## INSTRUCTION
Below are some records; quote exactly the lines from the one that contains "Recreate this image" through the one that contains "const fillColors = ['#00008B', '#FF0000', '#228B22', '#FFFF00'];", inclusive, and no others.

## RECORDS SHOWN
= = =

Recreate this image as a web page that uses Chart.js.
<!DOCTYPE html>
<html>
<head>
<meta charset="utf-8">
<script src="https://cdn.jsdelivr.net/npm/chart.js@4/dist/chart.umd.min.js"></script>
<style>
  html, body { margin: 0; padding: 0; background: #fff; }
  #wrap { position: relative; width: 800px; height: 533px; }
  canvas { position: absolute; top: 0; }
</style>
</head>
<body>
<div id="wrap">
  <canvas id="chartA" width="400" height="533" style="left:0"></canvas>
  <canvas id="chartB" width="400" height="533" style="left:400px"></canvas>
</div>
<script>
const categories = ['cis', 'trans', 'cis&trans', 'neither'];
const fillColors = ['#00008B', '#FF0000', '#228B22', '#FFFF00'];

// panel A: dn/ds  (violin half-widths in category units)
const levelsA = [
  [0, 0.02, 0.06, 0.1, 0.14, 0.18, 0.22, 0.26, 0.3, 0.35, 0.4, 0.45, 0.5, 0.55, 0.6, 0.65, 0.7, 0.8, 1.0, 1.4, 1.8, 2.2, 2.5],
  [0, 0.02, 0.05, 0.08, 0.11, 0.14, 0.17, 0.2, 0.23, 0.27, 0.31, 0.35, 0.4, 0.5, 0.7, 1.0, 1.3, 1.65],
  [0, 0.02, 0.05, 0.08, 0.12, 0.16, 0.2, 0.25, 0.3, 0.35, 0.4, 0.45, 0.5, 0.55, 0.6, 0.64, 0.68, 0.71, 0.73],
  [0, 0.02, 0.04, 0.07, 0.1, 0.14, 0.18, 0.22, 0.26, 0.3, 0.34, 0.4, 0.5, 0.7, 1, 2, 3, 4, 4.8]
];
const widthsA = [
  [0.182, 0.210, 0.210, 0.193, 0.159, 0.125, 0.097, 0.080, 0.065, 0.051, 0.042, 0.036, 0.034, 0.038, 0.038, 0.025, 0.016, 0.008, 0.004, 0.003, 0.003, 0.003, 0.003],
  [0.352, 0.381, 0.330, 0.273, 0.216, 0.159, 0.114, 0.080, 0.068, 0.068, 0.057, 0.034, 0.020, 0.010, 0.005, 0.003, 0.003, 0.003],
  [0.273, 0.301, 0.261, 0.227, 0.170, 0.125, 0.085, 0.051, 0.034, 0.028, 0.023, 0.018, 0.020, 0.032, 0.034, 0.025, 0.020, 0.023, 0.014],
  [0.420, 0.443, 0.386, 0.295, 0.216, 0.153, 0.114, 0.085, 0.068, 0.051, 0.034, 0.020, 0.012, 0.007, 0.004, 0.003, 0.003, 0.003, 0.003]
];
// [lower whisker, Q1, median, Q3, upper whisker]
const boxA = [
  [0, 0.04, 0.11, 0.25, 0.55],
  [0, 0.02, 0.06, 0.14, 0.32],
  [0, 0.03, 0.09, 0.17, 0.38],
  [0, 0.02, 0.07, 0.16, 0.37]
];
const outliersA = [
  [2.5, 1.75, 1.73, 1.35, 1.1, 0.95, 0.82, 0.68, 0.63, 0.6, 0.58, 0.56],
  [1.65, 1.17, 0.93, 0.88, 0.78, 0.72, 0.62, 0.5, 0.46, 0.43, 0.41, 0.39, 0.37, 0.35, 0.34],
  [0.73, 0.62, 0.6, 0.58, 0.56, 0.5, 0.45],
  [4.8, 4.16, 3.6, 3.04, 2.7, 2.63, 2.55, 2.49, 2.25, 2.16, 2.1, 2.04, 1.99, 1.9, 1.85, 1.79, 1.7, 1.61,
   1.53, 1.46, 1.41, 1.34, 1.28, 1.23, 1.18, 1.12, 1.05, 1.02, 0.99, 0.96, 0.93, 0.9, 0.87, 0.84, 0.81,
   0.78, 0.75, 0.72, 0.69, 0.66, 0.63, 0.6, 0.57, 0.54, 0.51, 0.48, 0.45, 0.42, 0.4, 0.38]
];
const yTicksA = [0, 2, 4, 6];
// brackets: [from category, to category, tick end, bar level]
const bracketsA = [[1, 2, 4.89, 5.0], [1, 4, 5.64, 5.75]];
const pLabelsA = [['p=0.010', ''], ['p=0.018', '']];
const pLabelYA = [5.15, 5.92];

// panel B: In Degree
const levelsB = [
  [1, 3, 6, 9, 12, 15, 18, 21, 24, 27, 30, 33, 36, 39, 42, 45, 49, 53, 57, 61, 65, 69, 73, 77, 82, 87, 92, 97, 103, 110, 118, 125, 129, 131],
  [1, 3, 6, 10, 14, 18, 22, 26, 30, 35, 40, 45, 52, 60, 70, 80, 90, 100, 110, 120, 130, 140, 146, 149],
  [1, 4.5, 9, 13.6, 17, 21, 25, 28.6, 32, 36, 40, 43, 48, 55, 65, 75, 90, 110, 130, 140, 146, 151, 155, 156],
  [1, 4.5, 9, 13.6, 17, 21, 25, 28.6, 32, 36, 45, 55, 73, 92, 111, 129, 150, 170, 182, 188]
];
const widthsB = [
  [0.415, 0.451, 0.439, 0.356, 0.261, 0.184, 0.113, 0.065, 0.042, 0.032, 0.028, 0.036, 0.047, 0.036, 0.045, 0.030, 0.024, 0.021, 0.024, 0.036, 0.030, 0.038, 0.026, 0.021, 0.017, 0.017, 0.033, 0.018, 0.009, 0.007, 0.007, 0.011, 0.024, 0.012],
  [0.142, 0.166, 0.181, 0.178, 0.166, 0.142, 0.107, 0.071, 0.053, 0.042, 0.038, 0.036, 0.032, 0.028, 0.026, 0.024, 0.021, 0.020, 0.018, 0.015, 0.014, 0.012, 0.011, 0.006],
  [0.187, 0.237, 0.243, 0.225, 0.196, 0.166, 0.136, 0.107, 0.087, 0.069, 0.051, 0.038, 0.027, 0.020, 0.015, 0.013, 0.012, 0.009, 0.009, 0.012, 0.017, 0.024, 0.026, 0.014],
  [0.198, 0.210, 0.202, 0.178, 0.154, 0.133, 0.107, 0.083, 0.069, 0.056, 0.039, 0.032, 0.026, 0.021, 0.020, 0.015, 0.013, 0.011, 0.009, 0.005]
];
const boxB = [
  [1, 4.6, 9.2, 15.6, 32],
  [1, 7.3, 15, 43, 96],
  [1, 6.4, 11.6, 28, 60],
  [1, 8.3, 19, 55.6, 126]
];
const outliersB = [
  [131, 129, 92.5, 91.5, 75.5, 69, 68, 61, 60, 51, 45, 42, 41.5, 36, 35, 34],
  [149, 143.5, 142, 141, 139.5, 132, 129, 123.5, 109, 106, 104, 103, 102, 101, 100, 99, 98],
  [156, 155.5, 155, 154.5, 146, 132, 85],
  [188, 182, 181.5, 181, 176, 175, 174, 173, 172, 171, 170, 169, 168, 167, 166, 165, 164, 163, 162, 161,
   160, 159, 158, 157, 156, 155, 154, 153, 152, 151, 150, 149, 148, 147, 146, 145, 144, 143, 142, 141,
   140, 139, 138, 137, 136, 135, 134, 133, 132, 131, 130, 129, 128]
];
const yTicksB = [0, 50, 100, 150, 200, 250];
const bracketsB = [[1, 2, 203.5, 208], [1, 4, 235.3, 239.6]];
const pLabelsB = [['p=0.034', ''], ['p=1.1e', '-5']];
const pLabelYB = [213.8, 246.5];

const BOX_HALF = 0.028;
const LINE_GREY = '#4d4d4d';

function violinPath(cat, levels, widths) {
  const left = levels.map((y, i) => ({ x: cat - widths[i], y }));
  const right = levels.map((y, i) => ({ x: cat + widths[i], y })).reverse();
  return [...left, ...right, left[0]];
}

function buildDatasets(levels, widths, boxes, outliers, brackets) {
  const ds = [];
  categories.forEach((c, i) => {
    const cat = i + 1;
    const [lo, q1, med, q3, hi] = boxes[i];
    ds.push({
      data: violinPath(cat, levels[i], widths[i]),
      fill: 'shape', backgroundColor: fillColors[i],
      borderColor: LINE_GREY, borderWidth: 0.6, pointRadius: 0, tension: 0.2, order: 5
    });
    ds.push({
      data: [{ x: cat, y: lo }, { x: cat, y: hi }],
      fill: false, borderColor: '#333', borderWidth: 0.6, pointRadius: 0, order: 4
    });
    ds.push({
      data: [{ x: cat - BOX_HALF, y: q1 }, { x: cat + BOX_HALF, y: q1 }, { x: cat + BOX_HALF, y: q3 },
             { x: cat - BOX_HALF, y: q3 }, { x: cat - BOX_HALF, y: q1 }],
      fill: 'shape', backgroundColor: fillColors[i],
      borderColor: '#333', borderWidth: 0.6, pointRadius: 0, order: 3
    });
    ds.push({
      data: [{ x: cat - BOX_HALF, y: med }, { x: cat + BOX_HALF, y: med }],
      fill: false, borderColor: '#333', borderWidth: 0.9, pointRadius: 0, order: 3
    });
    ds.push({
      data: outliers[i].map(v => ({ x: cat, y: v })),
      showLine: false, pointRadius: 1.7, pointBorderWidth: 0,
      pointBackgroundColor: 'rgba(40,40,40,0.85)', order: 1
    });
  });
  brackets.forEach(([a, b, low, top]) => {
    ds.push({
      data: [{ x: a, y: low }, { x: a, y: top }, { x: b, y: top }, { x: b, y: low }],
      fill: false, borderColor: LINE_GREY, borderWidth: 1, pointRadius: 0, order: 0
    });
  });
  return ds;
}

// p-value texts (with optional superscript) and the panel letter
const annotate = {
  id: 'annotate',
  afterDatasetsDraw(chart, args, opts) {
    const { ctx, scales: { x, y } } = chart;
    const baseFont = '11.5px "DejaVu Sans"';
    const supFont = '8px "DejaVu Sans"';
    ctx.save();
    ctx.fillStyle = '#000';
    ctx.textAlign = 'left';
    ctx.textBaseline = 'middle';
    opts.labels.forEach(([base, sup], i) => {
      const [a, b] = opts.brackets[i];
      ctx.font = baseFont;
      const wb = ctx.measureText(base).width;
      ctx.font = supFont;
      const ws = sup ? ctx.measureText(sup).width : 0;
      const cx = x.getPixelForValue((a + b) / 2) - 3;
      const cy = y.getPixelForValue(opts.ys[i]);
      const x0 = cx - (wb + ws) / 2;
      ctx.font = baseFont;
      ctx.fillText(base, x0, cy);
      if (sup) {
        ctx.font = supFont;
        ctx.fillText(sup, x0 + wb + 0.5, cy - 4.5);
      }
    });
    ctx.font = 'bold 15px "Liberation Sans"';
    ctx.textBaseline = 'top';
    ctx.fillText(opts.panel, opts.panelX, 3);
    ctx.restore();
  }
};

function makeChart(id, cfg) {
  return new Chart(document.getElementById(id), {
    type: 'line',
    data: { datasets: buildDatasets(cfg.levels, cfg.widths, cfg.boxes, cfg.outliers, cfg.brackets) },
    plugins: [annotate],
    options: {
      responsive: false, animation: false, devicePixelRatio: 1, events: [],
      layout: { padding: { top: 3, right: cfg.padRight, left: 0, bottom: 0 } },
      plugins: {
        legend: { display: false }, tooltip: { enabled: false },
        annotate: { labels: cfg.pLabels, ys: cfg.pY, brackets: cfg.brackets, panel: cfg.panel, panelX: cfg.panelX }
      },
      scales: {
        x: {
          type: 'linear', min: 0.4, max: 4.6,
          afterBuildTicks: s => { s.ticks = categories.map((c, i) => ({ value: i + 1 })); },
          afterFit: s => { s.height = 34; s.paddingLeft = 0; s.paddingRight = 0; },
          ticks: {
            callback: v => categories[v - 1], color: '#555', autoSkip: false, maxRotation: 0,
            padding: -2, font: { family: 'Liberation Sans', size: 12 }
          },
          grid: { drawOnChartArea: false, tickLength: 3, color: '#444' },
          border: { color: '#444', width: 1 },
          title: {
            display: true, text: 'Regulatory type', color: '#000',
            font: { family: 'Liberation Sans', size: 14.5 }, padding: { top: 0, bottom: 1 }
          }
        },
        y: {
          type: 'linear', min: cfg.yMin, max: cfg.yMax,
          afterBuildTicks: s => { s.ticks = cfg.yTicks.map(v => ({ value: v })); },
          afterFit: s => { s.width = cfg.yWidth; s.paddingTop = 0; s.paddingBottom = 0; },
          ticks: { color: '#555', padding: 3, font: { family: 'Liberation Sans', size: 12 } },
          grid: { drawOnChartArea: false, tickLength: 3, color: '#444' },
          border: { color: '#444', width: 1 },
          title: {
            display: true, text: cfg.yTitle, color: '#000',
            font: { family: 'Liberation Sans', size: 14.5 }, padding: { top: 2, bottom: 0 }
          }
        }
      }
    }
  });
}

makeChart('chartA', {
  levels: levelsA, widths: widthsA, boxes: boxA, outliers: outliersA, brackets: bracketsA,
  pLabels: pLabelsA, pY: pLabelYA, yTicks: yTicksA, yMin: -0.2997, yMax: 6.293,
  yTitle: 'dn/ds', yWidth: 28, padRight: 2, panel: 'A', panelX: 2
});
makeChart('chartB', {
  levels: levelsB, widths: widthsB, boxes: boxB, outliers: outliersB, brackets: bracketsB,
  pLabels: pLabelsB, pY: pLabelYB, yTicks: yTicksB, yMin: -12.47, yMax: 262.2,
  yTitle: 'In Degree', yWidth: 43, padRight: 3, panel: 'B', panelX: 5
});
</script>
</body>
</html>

= = =

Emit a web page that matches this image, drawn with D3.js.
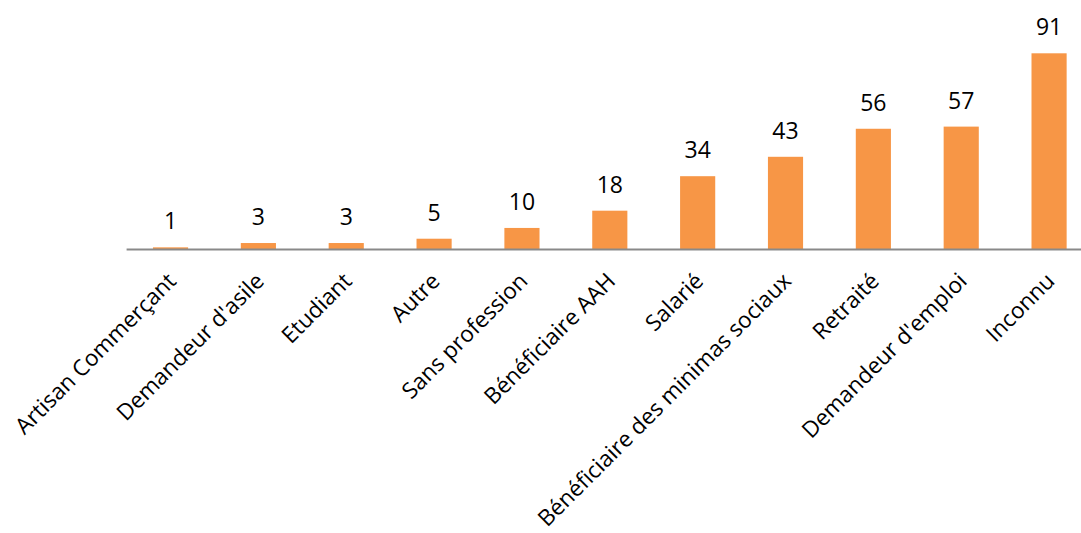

= = =

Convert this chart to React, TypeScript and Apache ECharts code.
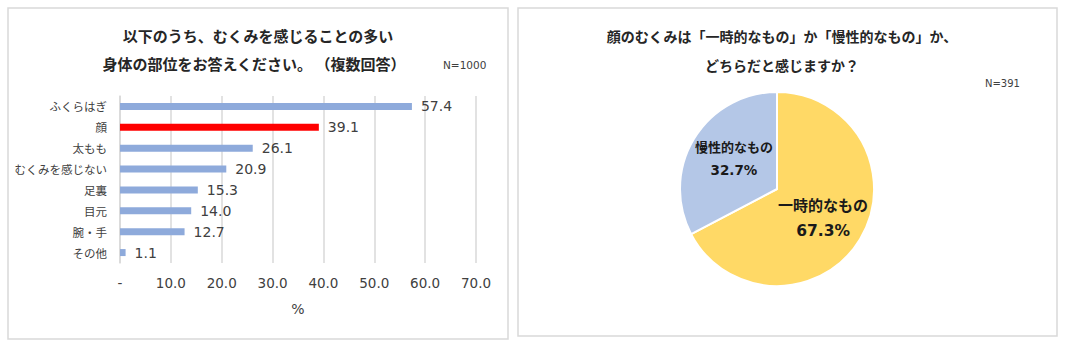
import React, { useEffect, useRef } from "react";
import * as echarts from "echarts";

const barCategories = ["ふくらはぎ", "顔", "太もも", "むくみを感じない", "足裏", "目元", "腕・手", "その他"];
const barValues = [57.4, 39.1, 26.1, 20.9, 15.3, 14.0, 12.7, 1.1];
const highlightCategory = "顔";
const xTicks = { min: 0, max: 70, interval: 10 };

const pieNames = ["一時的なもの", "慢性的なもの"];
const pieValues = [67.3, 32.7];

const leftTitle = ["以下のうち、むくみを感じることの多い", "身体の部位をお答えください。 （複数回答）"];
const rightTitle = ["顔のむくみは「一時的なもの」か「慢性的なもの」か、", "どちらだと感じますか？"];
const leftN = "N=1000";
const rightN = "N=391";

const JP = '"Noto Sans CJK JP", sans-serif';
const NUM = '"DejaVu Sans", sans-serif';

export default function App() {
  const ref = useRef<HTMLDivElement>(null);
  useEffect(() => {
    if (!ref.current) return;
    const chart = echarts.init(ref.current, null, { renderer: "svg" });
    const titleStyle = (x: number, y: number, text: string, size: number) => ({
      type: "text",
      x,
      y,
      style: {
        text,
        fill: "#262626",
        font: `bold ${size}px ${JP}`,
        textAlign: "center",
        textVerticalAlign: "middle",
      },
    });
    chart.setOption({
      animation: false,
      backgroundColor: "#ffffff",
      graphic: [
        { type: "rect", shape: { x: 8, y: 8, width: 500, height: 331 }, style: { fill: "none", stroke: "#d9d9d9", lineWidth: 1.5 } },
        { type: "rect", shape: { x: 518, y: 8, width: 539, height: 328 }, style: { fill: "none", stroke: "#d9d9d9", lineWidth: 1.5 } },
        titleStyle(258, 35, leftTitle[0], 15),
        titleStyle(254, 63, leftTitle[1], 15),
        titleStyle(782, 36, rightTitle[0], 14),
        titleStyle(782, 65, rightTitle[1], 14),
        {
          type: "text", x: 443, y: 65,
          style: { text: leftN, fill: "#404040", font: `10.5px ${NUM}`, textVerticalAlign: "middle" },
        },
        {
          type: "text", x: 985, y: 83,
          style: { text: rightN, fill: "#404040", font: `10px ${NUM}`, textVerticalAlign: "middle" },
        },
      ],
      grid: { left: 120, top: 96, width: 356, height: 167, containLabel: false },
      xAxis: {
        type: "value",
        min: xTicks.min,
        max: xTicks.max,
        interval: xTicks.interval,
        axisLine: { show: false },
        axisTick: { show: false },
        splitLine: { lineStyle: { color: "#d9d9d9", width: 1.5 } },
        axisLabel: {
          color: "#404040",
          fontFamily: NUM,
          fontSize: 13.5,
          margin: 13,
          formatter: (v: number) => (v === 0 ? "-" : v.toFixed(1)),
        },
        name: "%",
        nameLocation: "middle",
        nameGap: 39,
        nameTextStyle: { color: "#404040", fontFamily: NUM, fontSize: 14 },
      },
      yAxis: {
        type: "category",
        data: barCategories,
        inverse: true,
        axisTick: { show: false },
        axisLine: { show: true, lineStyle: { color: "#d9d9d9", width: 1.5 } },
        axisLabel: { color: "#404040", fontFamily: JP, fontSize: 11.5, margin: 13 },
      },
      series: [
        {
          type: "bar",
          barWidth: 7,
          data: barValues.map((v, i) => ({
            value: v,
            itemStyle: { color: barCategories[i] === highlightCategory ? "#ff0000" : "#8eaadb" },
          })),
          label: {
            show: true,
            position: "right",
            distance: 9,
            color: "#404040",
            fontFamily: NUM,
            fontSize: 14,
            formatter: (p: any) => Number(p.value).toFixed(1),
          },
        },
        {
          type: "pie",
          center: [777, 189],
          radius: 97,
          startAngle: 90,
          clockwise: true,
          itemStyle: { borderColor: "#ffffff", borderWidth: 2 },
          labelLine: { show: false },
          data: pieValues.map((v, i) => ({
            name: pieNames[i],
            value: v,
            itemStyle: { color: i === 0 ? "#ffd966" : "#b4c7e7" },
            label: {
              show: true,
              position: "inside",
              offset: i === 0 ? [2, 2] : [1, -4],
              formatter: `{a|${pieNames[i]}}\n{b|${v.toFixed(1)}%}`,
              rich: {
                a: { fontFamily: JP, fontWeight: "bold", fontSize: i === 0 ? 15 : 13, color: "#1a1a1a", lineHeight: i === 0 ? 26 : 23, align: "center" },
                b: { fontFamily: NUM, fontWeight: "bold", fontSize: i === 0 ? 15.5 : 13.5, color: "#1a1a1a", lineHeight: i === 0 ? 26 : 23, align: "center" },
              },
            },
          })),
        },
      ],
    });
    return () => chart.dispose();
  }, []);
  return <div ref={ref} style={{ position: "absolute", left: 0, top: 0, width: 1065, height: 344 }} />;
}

= = =

## RESULT OF THIS TASK
Recreate this image as a web page that uses Chart.js.
<!DOCTYPE html>
<html>
<head>
<meta charset="utf-8">
<script src="https://cdn.jsdelivr.net/npm/chart.js@4/dist/chart.umd.min.js"></script>
<style>
  html, body { margin: 0; padding: 0; background: #fff; }
  #wrap { position: relative; width: 800px; height: 533px; }
  canvas { position: absolute; top: 0; }
</style>
</head>
<body>
<div id="wrap">
  <canvas id="chartA" width="400" height="533" style="left:0"></canvas>
  <canvas id="chartB" width="400" height="533" style="left:400px"></canvas>
</div>
<script>
const categories = ['cis', 'trans', 'cis&trans', 'neither'];
const fillColors = ['#00008B', '#FF0000', '#228B22', '#FFFF00'];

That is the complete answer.